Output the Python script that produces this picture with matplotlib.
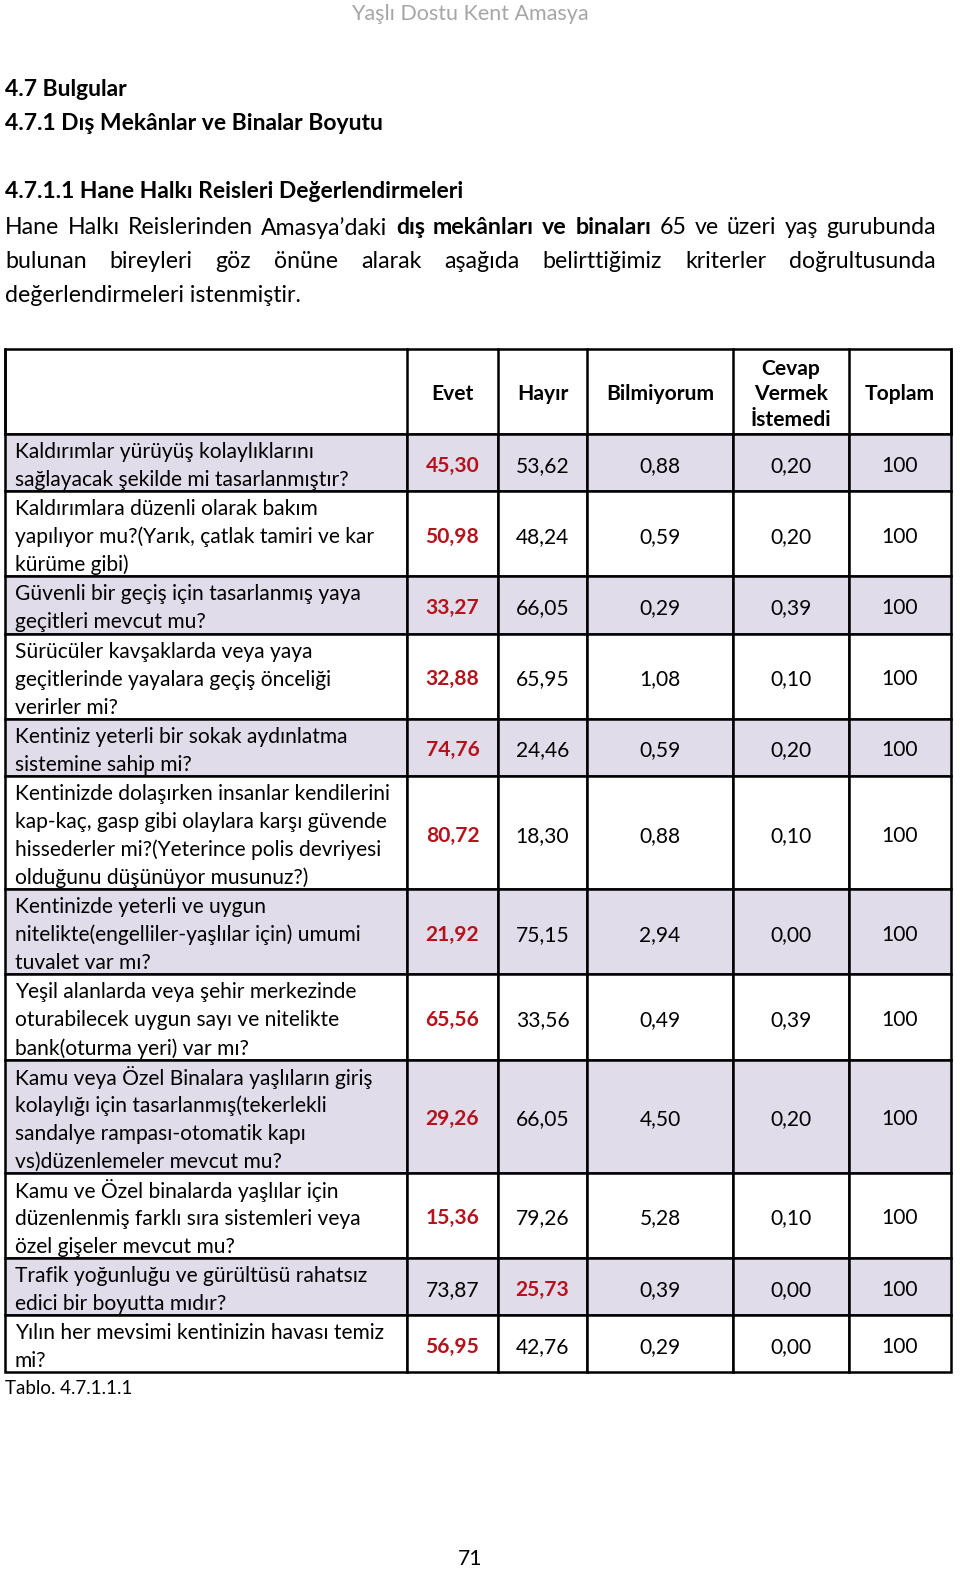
import matplotlib
matplotlib.use("Agg")
import matplotlib.pyplot as plt
from matplotlib.patches import Rectangle

plt.rcParams['font.family'] = ['Lato', 'DejaVu Sans']

# table data
columns = ['Evet', 'Hayır', 'Bilmiyorum', 'Cevap\nVermek\nİstemedi', 'Toplam']
questions = [
    "Kaldırımlar yürüyüş kolaylıklarını\nsağlayacak şekilde mi tasarlanmıştır?",
    "Kaldırımlara düzenli olarak bakım\nyapılıyor mu?(Yarık, çatlak tamiri ve kar\nkürüme gibi)",
    "Güvenli bir geçiş için tasarlanmış yaya\ngeçitleri mevcut mu?",
    "Sürücüler kavşaklarda veya yaya\ngeçitlerinde yayalara geçiş önceliği\nverirler mi?",
    "Kentiniz yeterli bir sokak aydınlatma\nsistemine sahip mi?",
    "Kentinizde dolaşırken insanlar kendilerini\nkap-kaç, gasp gibi olaylara karşı güvende\nhissederler mi?(Yeterince polis devriyesi\nolduğunu düşünüyor musunuz?)",
    "Kentinizde yeterli ve uygun\nnitelikte(engelliler-yaşlılar için) umumi\ntuvalet var mı?",
    "Yeşil alanlarda veya şehir merkezinde\noturabilecek uygun sayı ve nitelikte\nbank(oturma yeri) var mı?",
    "Kamu veya Özel Binalara yaşlıların giriş\nkolaylığı için tasarlanmış(tekerlekli\nsandalye rampası-otomatik kapı\nvs)düzenlemeler mevcut mu?",
    "Kamu ve Özel binalarda yaşlılar için\ndüzenlenmiş farklı sıra sistemleri veya\nözel gişeler mevcut mu?",
    "Trafik yoğunluğu ve gürültüsü rahatsız\nedici bir boyutta mıdır?",
    "Yılın her mevsimi kentinizin havası temiz\nmi?",
]
evet = [45.30, 50.98, 33.27, 32.88, 74.76, 80.72, 21.92, 65.56, 29.26, 15.36, 73.87, 56.95]
hayir = [53.62, 48.24, 66.05, 65.95, 24.46, 18.30, 75.15, 33.56, 66.05, 79.26, 25.73, 42.76]
bilmiyorum = [0.88, 0.59, 0.29, 1.08, 0.59, 0.88, 2.94, 0.49, 4.50, 5.28, 0.39, 0.29]
cevap_yok = [0.20, 0.20, 0.39, 0.10, 0.20, 0.10, 0.00, 0.39, 0.20, 0.10, 0.00, 0.00]
toplam = [100] * 12
highlight = ['Evet'] * 10 + ['Hayır', 'Evet']

SHADE = '#e0dcea'
RED = '#b5121b'
FS = 15.1      # table text
FS_P = 16.7    # paragraph text
FS_H = 16.5    # headings

fig = plt.figure(figsize=(9.6, 15.74), dpi=100)
ax = fig.add_axes([0, 0, 1, 1])
ax.set_xlim(0, 960)
ax.set_ylim(1574, 0)
ax.axis('off')
renderer = fig.canvas.get_renderer()

# page text
ax.text(470, 14, 'Yaşlı Dostu Kent Amasya', fontsize=15.5, color='#a6a6a6', ha='center', va='center')
ax.text(5, 89, '4.7 Bulgular', fontsize=FS_H, fontweight='bold', va='center')
ax.text(5, 123, '4.7.1 Dış Mekânlar ve Binalar Boyutu', fontsize=FS_H, fontweight='bold', va='center')
ax.text(5, 192, '4.7.1.1 Hane Halkı Reisleri Değerlendirmeleri', fontsize=FS_H, fontweight='bold', va='center')


def justify(words, y, x0, x1):
    texts = [ax.text(0, y, w, fontsize=FS_P, fontweight='bold' if b else 'normal', va='center')
             for w, b in words]
    widths = [t.get_window_extent(renderer).width for t in texts]
    gap = (x1 - x0 - sum(widths)) / (len(words) - 1)
    x = x0
    for t, w in zip(texts, widths):
        t.set_x(x)
        x += w + gap


line1 = [(w, False) for w in "Hane Halkı Reislerinden Amasya’daki".split()] + \
        [(w, True) for w in "dış mekânları ve binaları".split()] + \
        [(w, False) for w in "65 ve üzeri yaş gurubunda".split()]
line2 = [(w, False) for w in "bulunan bireyleri göz önüne alarak aşağıda belirttiğimiz kriterler doğrultusunda".split()]
justify(line1, 228, 5, 936)
justify(line2, 262, 5, 936)
ax.text(5, 296, 'değerlendirmeleri istenmiştir.', fontsize=FS_P, va='center')

# table geometry
col_edges = [5, 407, 498, 587, 733, 849, 951]
top, head_h, line_h = 349, 85, 28.0
values = [evet, hayir, bilmiyorum, cevap_yok, toplam]

# header
ax.add_patch(Rectangle((col_edges[0], top), col_edges[-1] - col_edges[0], head_h,
                       facecolor='white', edgecolor='black', lw=1.8))
for j, name in enumerate(columns):
    xc = (col_edges[j + 1] + col_edges[j + 2]) / 2
    ax.text(xc, top + head_h / 2 + 3, name, fontsize=FS, fontweight='bold', ha='center', va='center',
            linespacing=1.33)

y = top + head_h
for i, q in enumerate(questions):
    n = q.count('\n') + 1
    h = line_h * n + 1.2
    fc = SHADE if i % 2 == 0 else 'white'
    for j in range(len(col_edges) - 1):
        ax.add_patch(Rectangle((col_edges[j], y), col_edges[j + 1] - col_edges[j], h,
                               facecolor=fc, edgecolor='black', lw=1.8))
    for k, line in enumerate(q.split('\n')):
        ax.text(15, y + 18 + k * line_h, line, fontsize=FS, va='center')
    for j, col in enumerate(values):
        v = col[i]
        s = str(v) if col is toplam else f"{v:.2f}".replace('.', ',')
        red = highlight[i] == columns[j]
        xc = (col_edges[j + 1] + col_edges[j + 2]) / 2
        ax.text(xc, y + h / 2 + 3, s, fontsize=FS, ha='center', va='center',
                color=RED if red else 'black', fontweight='bold' if red else 'normal')
    y += h

for xe in col_edges:
    ax.plot([xe, xe], [top, top + head_h], color='black', lw=1.8)

ax.text(5, 1388, 'Tablo. 4.7.1.1.1', fontsize=13.5, va='center')
ax.text(470, 1559, '71', fontsize=FS, ha='center', va='center')

fig.savefig('out.png', dpi=100, facecolor='white')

What you need to do: Extract the lines exactly, please: the first line of the listing, the line with "plt.rcParams['font.family'] = ['Lato', 'DejaVu", and every line between them, but no pictures.

Written solution:
Output the Python script that produces this picture with matplotlib.
import matplotlib
matplotlib.use("Agg")
import matplotlib.pyplot as plt
from matplotlib.patches import Rectangle

plt.rcParams['font.family'] = ['Lato', 'DejaVu Sans']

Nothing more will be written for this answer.